TO BE DONE
Retype only what runs from the first line of the records to the line with "baseline = 265", inclusive, and no pictures.

MATERIAL PROVIDED

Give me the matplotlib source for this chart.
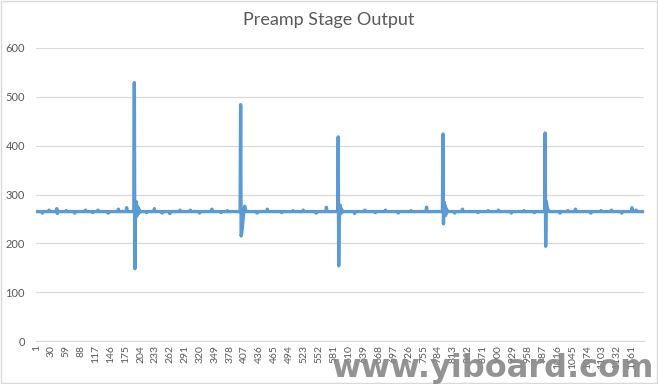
import numpy as np
import matplotlib.pyplot as plt

plt.rcParams['font.family'] = ['Lato', 'DejaVu Sans']

# samples in the record and the resting level of the output
n_samples = 1184
baseline = 265

# small bumps on the baseline: (sample index, value)
bumps = [(12, 262), (25, 268), (40, 271), (41, 261), (58, 267), (75, 262), (96, 268),
         (110, 263), (120, 268), (140, 262), (160, 270), (176, 273), (215, 263),
         (230, 271), (245, 262), (260, 261), (280, 268), (300, 268), (318, 262),
         (342, 270), (360, 263), (372, 267), (430, 262), (450, 270), (478, 263),
         (500, 267), (520, 268), (545, 262), (565, 274), (620, 261), (640, 268),
         (660, 263), (680, 268), (705, 262), (730, 267), (760, 274), (815, 262),
         (830, 270), (860, 263), (880, 267), (900, 268), (925, 262), (950, 267),
         (970, 263), (1020, 262), (1035, 267), (1050, 270), (1080, 262), (1100, 267),
         (1120, 268), (1140, 262), (1160, 273), (1168, 268)]

# spikes: start index and the sample values that follow it
spike_starts = [191, 398, 588, 792, 991]
spike_values = [
    [529, 148, 270, 255, 285, 256, 276, 260, 272, 262, 268],
    [484, 215, 220, 230, 242, 252, 262, 272, 276, 271, 266],
    [418, 154, 276, 258, 278, 262, 271, 263, 267],
    [424, 240, 285, 260, 278, 257, 272, 262, 268],
    [426, 194, 286, 280, 274, 270, 268, 266],
]

y = np.full(n_samples, baseline, dtype=float)
for i, v in bumps:
    y[i] = v
for s, vals in zip(spike_starts, spike_values):
    y[s:s + len(vals)] = vals

x = np.arange(n_samples)
tick_pos = np.arange(0, n_samples, 29)
tick_labels = [str(i + 1) for i in tick_pos]

fig = plt.figure(figsize=(6.58, 3.84), dpi=100)
ax = fig.add_axes([36 / 658, 43 / 384, 608 / 658, 293 / 384])

ax.plot(x, y, color='#5B9BD5', linewidth=2.4, solid_joinstyle='round')

ax.set_xlim(-0.5, n_samples - 0.5)
ax.set_ylim(0, 600)
ax.set_yticks(range(0, 601, 100))
ax.set_xticks(tick_pos)
ax.set_xticklabels(tick_labels, rotation=90, fontsize=7.5, color='#595959')
ax.tick_params(axis='y', labelsize=8, labelcolor='#595959', length=0, pad=8)
ax.tick_params(axis='x', length=0, pad=3)
ax.grid(axis='y', color='#D9D9D9', linewidth=0.9)
ax.set_axisbelow(True)
for side in ['top', 'right', 'left']:
    ax.spines[side].set_visible(False)
ax.spines['bottom'].set_color('#D9D9D9')

fig.text(0.5, 1 - 20 / 384, 'Preamp Stage Output', ha='center', va='center',
         fontsize=13, color='#595959')

# chart border
fig.patches.append(plt.Rectangle((0.002, 0.003), 0.996, 0.994, transform=fig.transFigure,
                                 fill=False, edgecolor='#D9D9D9', linewidth=1))

# watermark
fig.text(654 / 658, 1 - 369 / 384, 'www.yiboard.com', ha='right', va='center',
         fontsize=23, fontweight='heavy', color='#8A8A8A', alpha=0.92,
         family=['DejaVu Sans'])

fig.savefig('out.png', dpi=100)
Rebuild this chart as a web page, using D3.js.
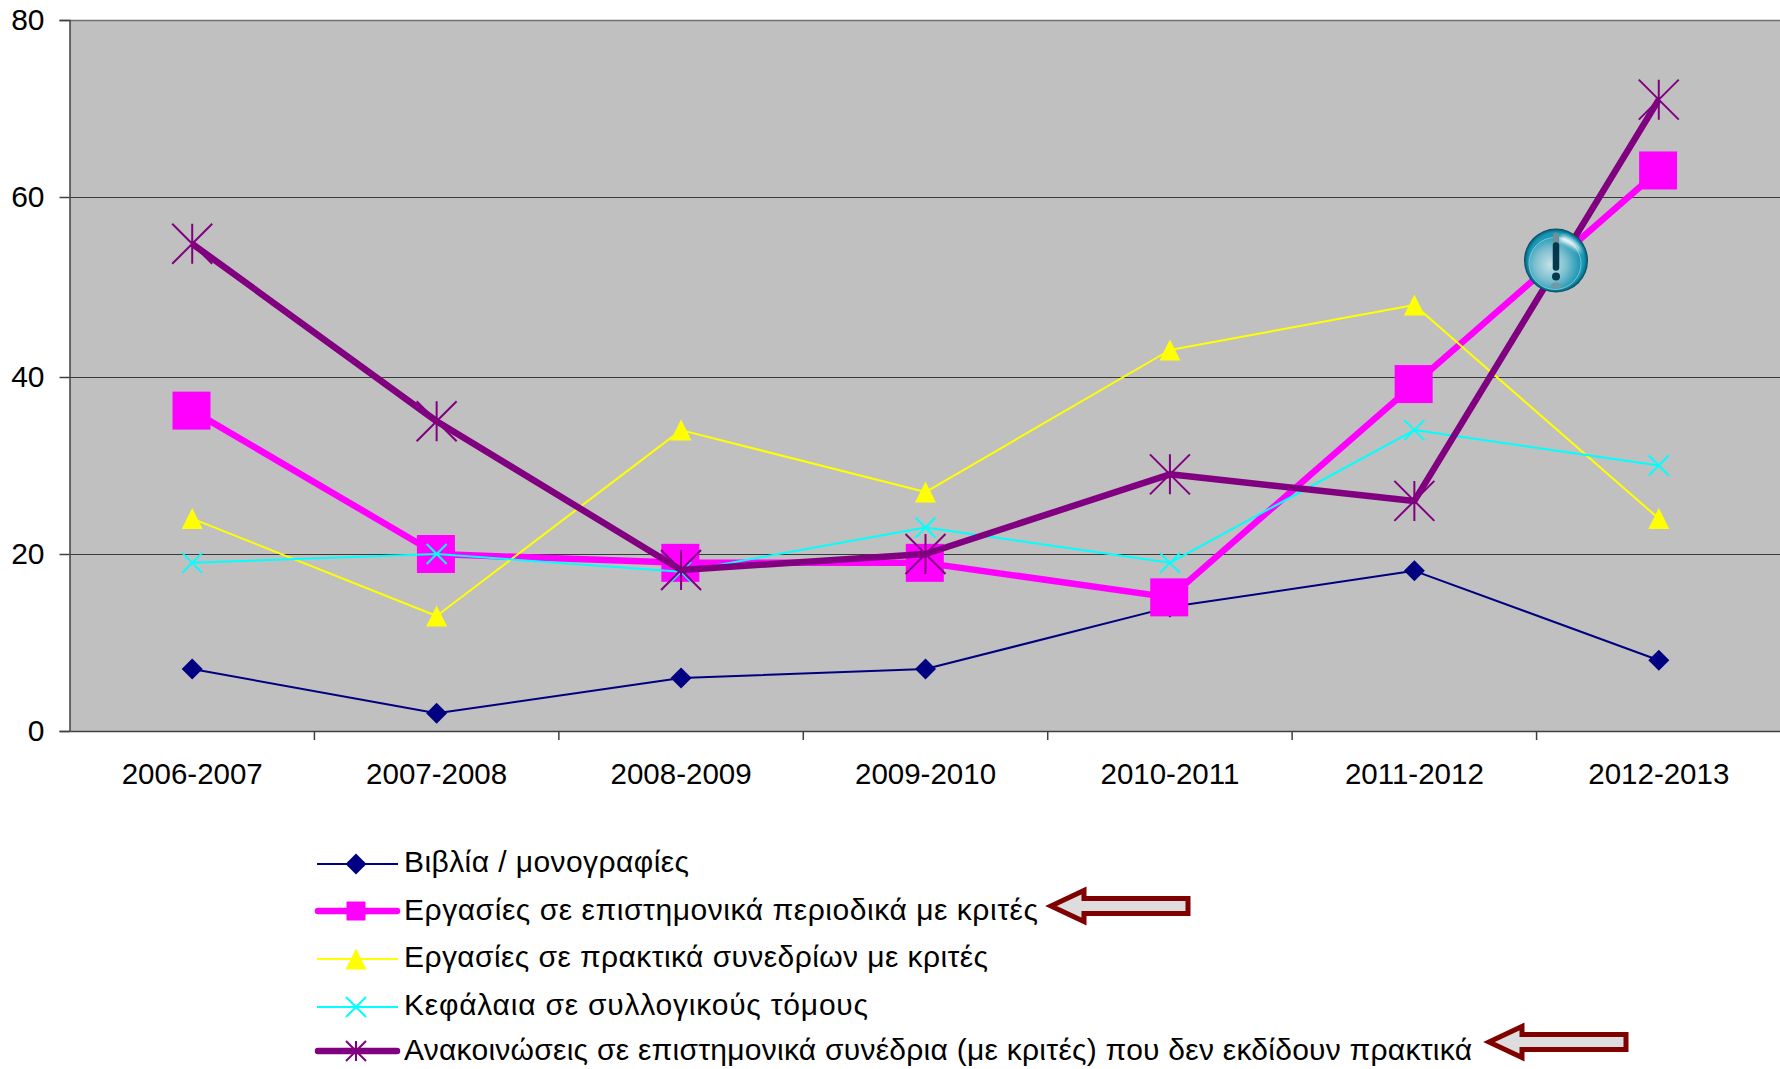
<!DOCTYPE html>
<html><head><meta charset="utf-8">
<script src="https://cdn.jsdelivr.net/npm/d3@7"></script>
<style>html,body{margin:0;padding:0;background:#fff}svg{display:block}text{font-family:"Liberation Sans",Arial,sans-serif;fill:#000}</style>
</head><body><svg id="c" width="1780" height="1069"></svg>
<script>
const categories=["2006-2007","2007-2008","2008-2009","2009-2010","2010-2011","2011-2012","2012-2013"];
const yTicks=[0,20,40,60,80];
const books=[7,2,6,7,14,18.1,8];
const journals=[36.2,20,19,19,15.1,39.2,63];
const proceedings=[24,13,34,27,43,48,24];
const chapters=[19,20,18,23,19,34,30];
const talks=[54.8,35,18.2,20,29,26,71];
const seriesNames=["Βιβλία / μονογραφίες","Εργασίες σε επιστημονικά περιοδικά με κριτές","Εργασίες σε πρακτικά συνεδρίων με κριτές","Κεφάλαια σε συλλογικούς τόμους","Ανακοινώσεις σε επιστημονικά συνέδρια (με κριτές) που δεν εκδίδουν πρακτικά"];
const seriesValues=[books,journals,proceedings,chapters,talks];
const seriesColors=["#000080","#ff00ff","#ffff00","#00ffff","#800080"];
const seriesWidths=[2,6.5,2,2,6.5];
const seriesMarkers=["diamond","square","triangle","x","star"];
const markerSizes=[10.5,19,10.5,10,20];
const legendMarkerSizes=[10.5,9.5,10.5,10,10];
const legendWidths=[285,634,584,464,1068];
const legendRows=[864,911,959,1007,1051];
const legendBaselines=[872,920,967,1015,1060];
const arrows=[{tip:1051,end:1188,y:906},{tip:1489,end:1626,y:1042}];

const svg=d3.select("#c");
const L=70,R=1781,T=20,B=731;
const x=d3.scaleBand().domain(categories).range([L,R]);
const y=d3.scaleLinear().domain(yTicks).range([731,554,377,197,20]);
const defs=svg.append("defs");

svg.append("rect").attr("x",L).attr("y",T).attr("width",R-L).attr("height",B-T).attr("fill","#c0c0c0");
svg.append("g").selectAll("line").data(yTicks.slice(1,-1)).join("line")
  .attr("x1",L).attr("x2",R).attr("y1",d=>y(d)+.5).attr("y2",d=>y(d)+.5).attr("stroke","#3a3a3a").attr("stroke-width",1);
svg.append("line").attr("x1",L).attr("x2",R).attr("y1",T+.5).attr("y2",T+.5).attr("stroke","#707070").attr("stroke-width",1.5);

const gy=svg.append("g").attr("transform",`translate(${L-.5},0)`).call(d3.axisLeft(y).tickValues(yTicks).tickSize(10).tickPadding(15));
gy.selectAll("text").attr("font-size",30).style("font-family",'"Liberation Sans"').attr("fill","#000");
gy.selectAll("line,path").attr("stroke","#404040").attr("stroke-width",1.5);
const gx=svg.append("g").attr("transform",`translate(0,${B})`).call(d3.axisBottom(x).tickSize(0).tickPadding(32));
gx.selectAll("text").attr("font-size",29.5).style("font-family",'"Liberation Sans"').attr("fill","#000");
gx.select("path").attr("stroke","#404040").attr("stroke-width",1.5);
svg.append("g").selectAll("line").data(categories.slice(1)).join("line")
  .attr("x1",d=>x(d)).attr("x2",d=>x(d)).attr("y1",B).attr("y2",B+9).attr("stroke","#404040").attr("stroke-width",1.5);

function marker(g,type,cx,cy,s,color){
  if(type==="diamond") g.append("path").attr("d",`M${cx-s},${cy}L${cx},${cy-s}L${cx+s},${cy}L${cx},${cy+s}Z`).attr("fill",color);
  if(type==="square") g.append("rect").attr("x",cx-s).attr("y",cy-s).attr("width",2*s).attr("height",2*s).attr("fill",color);
  if(type==="triangle") g.append("path").attr("d",`M${cx},${cy-s}L${cx+s},${cy+s}L${cx-s},${cy+s}Z`).attr("fill",color);
  if(type==="x"||type==="star"){
    const p=`M${cx-s},${cy-s}L${cx+s},${cy+s}M${cx+s},${cy-s}L${cx-s},${cy+s}`+(type==="star"?`M${cx},${cy-s}L${cx},${cy+s}`:"");
    g.append("path").attr("d",p).attr("fill","none").attr("stroke",color).attr("stroke-width",2);
  }
}
const line=d3.line().x((d,i)=>x(categories[i])+x.bandwidth()/2).y(d=>y(d));
seriesValues.forEach((vals,k)=>{
  const g=svg.append("g");
  g.append("path").attr("d",line(vals)).attr("fill","none").attr("stroke",seriesColors[k]).attr("stroke-width",seriesWidths[k]).attr("stroke-linejoin","round");
  vals.forEach((v,i)=>marker(g,seriesMarkers[k],x(categories[i])+x.bandwidth()/2-(seriesMarkers[k]==="square"?.7:0),y(v),markerSizes[k],seriesColors[k]));
});

// warning icon
const grad=defs.append("radialGradient").attr("id","orb").attr("cx","42%").attr("cy","52%").attr("r","60%");
[[0,"#c6e2e8"],[.5,"#7fc0d0"],[.85,"#2f9fb9"],[1,"#1a8eab"]].forEach(s=>grad.append("stop").attr("offset",s[0]).attr("stop-color",s[1]));
const rim=defs.append("radialGradient").attr("id","rim");
[[0,"#2aa6c2"],[.86,"#1898b6"],[.93,"#0c7a96"],[1,"#03465a"]].forEach(s=>rim.append("stop").attr("offset",s[0]).attr("stop-color",s[1]));
defs.append("filter").attr("id","soft").append("feGaussianBlur").attr("stdDeviation",2);
const ic=svg.append("g").attr("transform","translate(1556,260.5)");
ic.append("circle").attr("r",32).attr("fill","url(#rim)");
ic.append("circle").attr("cx",-1).attr("cy",3).attr("r",26).attr("fill","url(#orb)").attr("stroke","#8fd0dd").attr("stroke-width",.8);
ic.append("path").attr("d","M7,-25Q22,-20 26,-7Q14,-17 1,-20Z").attr("fill","#ffffff").attr("filter","url(#soft)");
ic.append("path").attr("d","M0,-25L0,-19").attr("stroke","#6f8f99").attr("stroke-width",6).attr("stroke-linecap","round");
ic.append("ellipse").attr("cy",25).attr("rx",5).attr("ry",3).attr("fill","#6f9aa5");
ic.append("path").attr("d","M0,-15L0,7").attr("stroke","#04384c").attr("stroke-width",6.5).attr("stroke-linecap","round");
ic.append("circle").attr("cy",16).attr("r",4).attr("fill","#04384c");

// legend
seriesNames.forEach((n,k)=>{
  const g=svg.append("g"),yy=legendRows[k],thick=seriesWidths[k]>3;
  g.append("line").attr("x1",thick?318:317).attr("x2",thick?397:398).attr("y1",yy).attr("y2",yy).attr("stroke",seriesColors[k]).attr("stroke-width",thick?6.5:2).attr("stroke-linecap",thick?"round":"butt");
  marker(g,seriesMarkers[k],356,yy,legendMarkerSizes[k],seriesColors[k]);
  g.append("text").attr("x",404).attr("y",legendBaselines[k]).attr("font-size",30).attr("textLength",legendWidths[k]).attr("lengthAdjust","spacing").text(n);
});
// arrows
arrows.forEach(a=>{
  const h=a.tip+33,hh=15.5,sh=7.5;
  svg.append("path").attr("d",`M${a.tip},${a.y}L${h},${a.y-hh}L${h},${a.y-sh}L${a.end},${a.y-sh}L${a.end},${a.y+sh}L${h},${a.y+sh}L${h},${a.y+hh}Z`)
    .attr("fill","#dddddd").attr("stroke","#800000").attr("stroke-width",5);
});
</script></body></html>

RESULT OF THE EXERCISE
Give me the matplotlib source for this chart.
import numpy as np
import matplotlib.pyplot as plt

plt.rcParams['font.family'] = ['Lato', 'DejaVu Sans']

# samples in the record and the resting level of the output
n_samples = 1184
baseline = 265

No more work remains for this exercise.